É dessa forma que, presa, Diolinda Alves de Souza, 25, uma das líderes dos sem-terra no Pontal do Paranapanema (extremo oeste de São Paulo), avalia o atual momento da crise no campo.
Em entrevista coletiva na Penitenciária Feminina do Carandiru (zona norte de São Paulo), diz que se considera "presa política" e acusa os fazendeiros de pagarem a Justiça para decretar prisões "ilegais".

Pergunta - Como você encara a sua prisão?
Diolinda Alves de Souza - Foi uma prisão ilegal, uma prisão política. Não é a forma de resolver a questão da reforma agrária.
Pergunta - As prisões podem inibir o movimento sem terra?
Diolinda - Nunca inibiram. Vão continuar as ocupações e os plantios no Pontal. As prisões trazem desgaste para quem governa o país hoje e traz mais desgaste para quem está ganhando dinheiro para decretar a prisão de lideranças.
Os trabalhadores vão se manter firmes.

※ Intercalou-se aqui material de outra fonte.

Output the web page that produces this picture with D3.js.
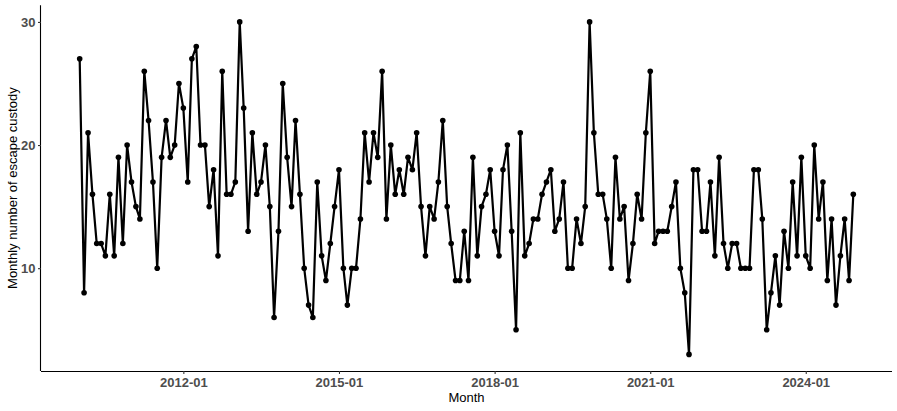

Eles estão revoltados. Não há risco de descontrole, mas se acontecer alguma coisa, a responsabilidade é das autoridades.
Pergunta - E as acusações de que há extremistas de esquerda agindo nas invasões?
Diolinda - O MST (Movimento dos Trabalhadores Rurais Sem Terra) nunca pegou gente alheia à luta. É um movimento sério e honesto, e nunca, como dizem, organizou quadrilha e bandos. Tentam desmoralizar os sem-terra.
Pergunta - Essa situação não afeta o diálogo com o governo?
Diolina - Nunca tivemos problemas de diálogo com o governo federal. Não vai ser agora, com prisões e companheiros coordenando o movimento na clandestinidade, que o diálogo vai acabar.
Pergunta - O MST não radicaliza ao falar de invasões quando o governo fala em negociar?
Diolinda - O Graziano (Francisco Graziano, presidente do Instituto Nacional de Colonização e Reforma Agrária) tem sido sensível nas conversas com o MST. Mas nós não queremos só conversa. Queremos coisas concretas, assentamentos.
Pergunta - Reforma agrária não sai da noite para o dia?
Diolinda - É desculpa do governo dizer que as ocupações atrapalham a negociação. Nunca houve reforma agrária sem mobilização.
Pergunta - Não há risco de confronto a qualquer momento, com os líderes presos e os fazendeiros contratando seguranças?
Diolinda - Isso é o que tentamos evitar. Mas os fazendeiros sempre estão armados. Não é a primeira vez que eles dizem contratar seguranças para defender a propriedade. Mas qual propriedade, se as terras são do Estado?
Pergunta - Você está sendo bem-tratada no Carandiru?
Diolinda - Sim. Existe um grupo de presas que está transmitindo confiança. Espero sair logo.
Pergunta - Se você tivesse ficado presa no Pontal, os sem-terra tentariam resgatá-la?
Diolinda - Não tenho dúvida. Por isso, estou aqui. Mas errado é mandar prender pessoas inocentes.